The RSI flirted with bottoming territory once more, reaching 31.75. The MACD stayed almost level and hinted at an upcoming bullish signal-line crossing.
So what’s next for the Capes? Even with the volatile propensities of the index, let’s make a quick nod towards fundamentals and acknowledge the gathering storm clouds in Brazil after the tragic tailings dam collapse and the resulting microscope on similar installations.

Also casting shadows was the Chinese customs wrinkle with Australian coal shipments, all no doubt playing a part in the Cape index dive. Of course, being chart-watchers we’ll ignore all those distractions. Our estimates haven’t ruled out another bounce off the bottom as yet, however some casting of the chicken-bones gives us an upside resistance target somewhere in the 1200-1500 range.

Clean Tankers pull up; Dirty Tankers pause. Baltic Tanker Indices – Week 11 commentary

by Dave Walker


In Week 11 the Clean Tanker Index pulled up from our mid-500s support estimate from Week 3, fixing at 603.

The RSI trailed down closer to bottoming values at 31.93 and the MACD diverged from its downtrend to angle more towards its signal line, acknowledging the Week 11 upturn.

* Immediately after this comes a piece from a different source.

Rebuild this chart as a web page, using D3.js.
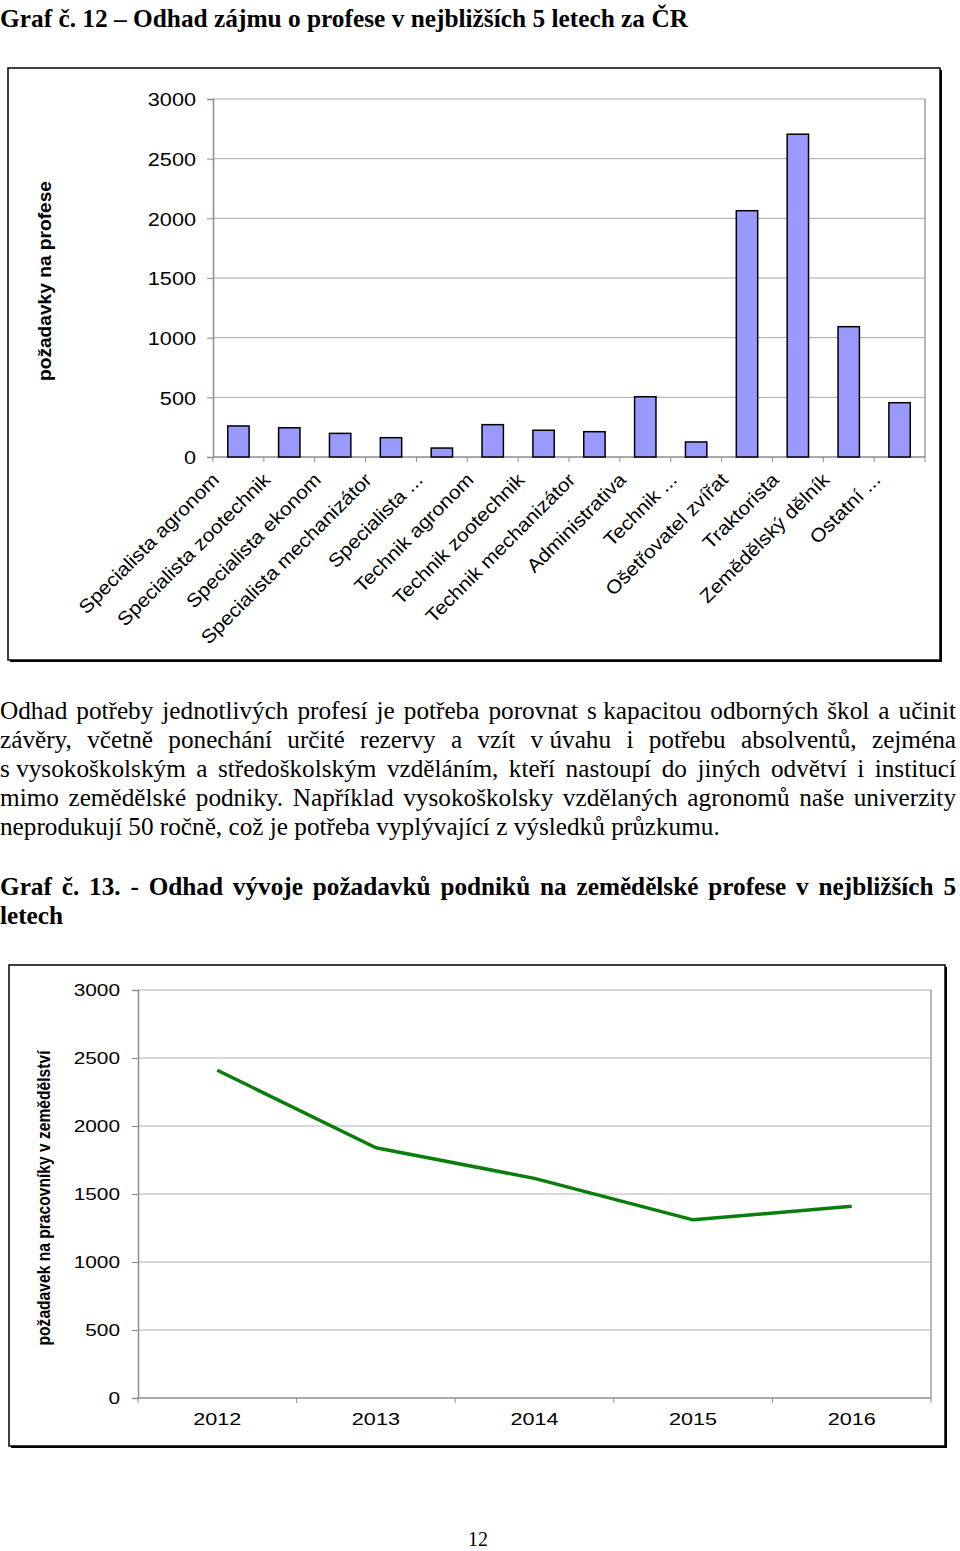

The index may be on track to take a run at our previous 675-700 upside resistance ideas but it’s early days yet as we watch Week 12 for further indications.


For Week 11 the Dirty Tanker Index slowed its downward momentum, fixing at 737 on a tight 5-point range for the week and taking a pause in the midst of our mid-700s support thoughts.

The RSI at 22.07 stayed in its bottoming zone, while nothing dissuaded the MACD from wavering off its bearish downtrend.

The general index weakness has us still watching our 675-700 zone as secondary support, but the slow-down in downward momentum may be an encouraging recovery sign. For upside resistance in the case of a turnaround, we’re still watching our previous target in the 900-925 area.